Provided material —

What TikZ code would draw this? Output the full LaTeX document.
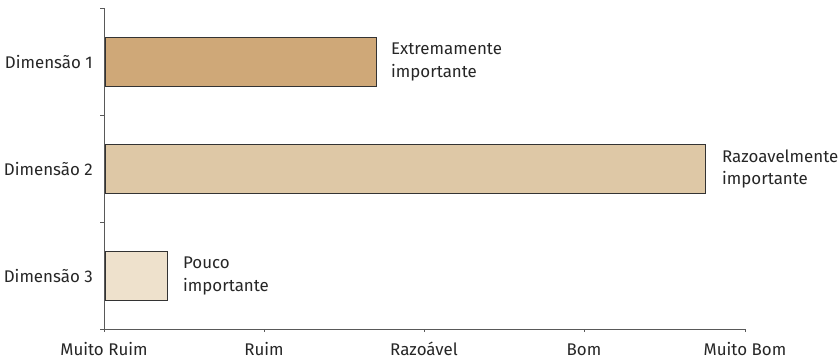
\documentclass[tikz,border=0pt]{standalone}
\usepackage{fontspec}
\setmainfont{Fira Sans}
\begin{document}
\begin{tikzpicture}[x=1pt,y=-1pt,
  txt/.style={text=black!85, font=\fontsize{16.9}{22.5}\selectfont, inner sep=0pt},
  barbox/.style={draw=black!80, line width=0.9pt},
  axisline/.style={draw=black!65, line width=0.9pt}]
\useasboundingbox (0,0) rectangle (838,360);
\definecolor{barA}{HTML}{CFA878}
\definecolor{barB}{HTML}{DEC8A6}
\definecolor{barC}{HTML}{EEE1CC}
% bars
\node[barbox, fill=barA, minimum width=271, minimum height=49, anchor=north west, inner sep=0pt] (b1) at (105,37) {};
\node[barbox, fill=barB, minimum width=600, minimum height=49, anchor=north west, inner sep=0pt] (b2) at (105,144) {};
\node[barbox, fill=barC, minimum width=62, minimum height=49, anchor=north west, inner sep=0pt] (b3) at (105,251) {};
% axes
\coordinate (o) at (104,329);
\coordinate (ytop) at (104,8);
\coordinate (xend) at (745,329);
\draw[axisline] (ytop) -- (o) -- (xend);
\foreach \y in {8,115,222,329} \draw[axisline] (100,\y) -- (104,\y);
\foreach \x in {104,264,424,584,745} \draw[axisline] (\x,329) -- (\x,332);
% y labels
\node[txt, anchor=east] (d1) at (93,62) {Dimensão 1};
\node[txt, anchor=east] (d2) at (93,169) {Dimensão 2};
\node[txt, anchor=east] (d3) at (93,276) {Dimensão 3};
% bar labels
\node[txt, anchor=west, align=left] (l1) at (b1.east) [xshift=14] {Extremamente\\importante};
\node[txt, anchor=west, align=left] (l2) at (b2.east) [xshift=16] {Razoavelmente\\importante};
\node[txt, anchor=west, align=left] (l3) at (b3.east) [xshift=15] {Pouco\\importante};
% x labels
\node[txt, anchor=base] (x1) at (104,355) {Muito Ruim};
\node[txt, anchor=base] (x2) at (264,355) {Ruim};
\node[txt, anchor=base] (x3) at (424,355) {Razoável};
\node[txt, anchor=base] (x4) at (584,355) {Bom};
\node[txt, anchor=base] (x5) at (745,355) {Muito Bom};
\end{tikzpicture}
\end{document}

The request — Copy the whole of the material above exactly, but not its images.

Solved exercise —
What TikZ code would draw this? Output the full LaTeX document.
\documentclass[tikz,border=0pt]{standalone}
\usepackage{fontspec}
\setmainfont{Fira Sans}
\begin{document}
\begin{tikzpicture}[x=1pt,y=-1pt,
  txt/.style={text=black!85, font=\fontsize{16.9}{22.5}\selectfont, inner sep=0pt},
  barbox/.style={draw=black!80, line width=0.9pt},
  axisline/.style={draw=black!65, line width=0.9pt}]
\useasboundingbox (0,0) rectangle (838,360);
\definecolor{barA}{HTML}{CFA878}
\definecolor{barB}{HTML}{DEC8A6}
\definecolor{barC}{HTML}{EEE1CC}
% bars
\node[barbox, fill=barA, minimum width=271, minimum height=49, anchor=north west, inner sep=0pt] (b1) at (105,37) {};
\node[barbox, fill=barB, minimum width=600, minimum height=49, anchor=north west, inner sep=0pt] (b2) at (105,144) {};
\node[barbox, fill=barC, minimum width=62, minimum height=49, anchor=north west, inner sep=0pt] (b3) at (105,251) {};
% axes
\coordinate (o) at (104,329);
\coordinate (ytop) at (104,8);
\coordinate (xend) at (745,329);
\draw[axisline] (ytop) -- (o) -- (xend);
\foreach \y in {8,115,222,329} \draw[axisline] (100,\y) -- (104,\y);
\foreach \x in {104,264,424,584,745} \draw[axisline] (\x,329) -- (\x,332);
% y labels
\node[txt, anchor=east] (d1) at (93,62) {Dimensão 1};
\node[txt, anchor=east] (d2) at (93,169) {Dimensão 2};
\node[txt, anchor=east] (d3) at (93,276) {Dimensão 3};
% bar labels
\node[txt, anchor=west, align=left] (l1) at (b1.east) [xshift=14] {Extremamente\\importante};
\node[txt, anchor=west, align=left] (l2) at (b2.east) [xshift=16] {Razoavelmente\\importante};
\node[txt, anchor=west, align=left] (l3) at (b3.east) [xshift=15] {Pouco\\importante};
% x labels
\node[txt, anchor=base] (x1) at (104,355) {Muito Ruim};
\node[txt, anchor=base] (x2) at (264,355) {Ruim};
\node[txt, anchor=base] (x3) at (424,355) {Razoável};
\node[txt, anchor=base] (x4) at (584,355) {Bom};
\node[txt, anchor=base] (x5) at (745,355) {Muito Bom};
\end{tikzpicture}
\end{document}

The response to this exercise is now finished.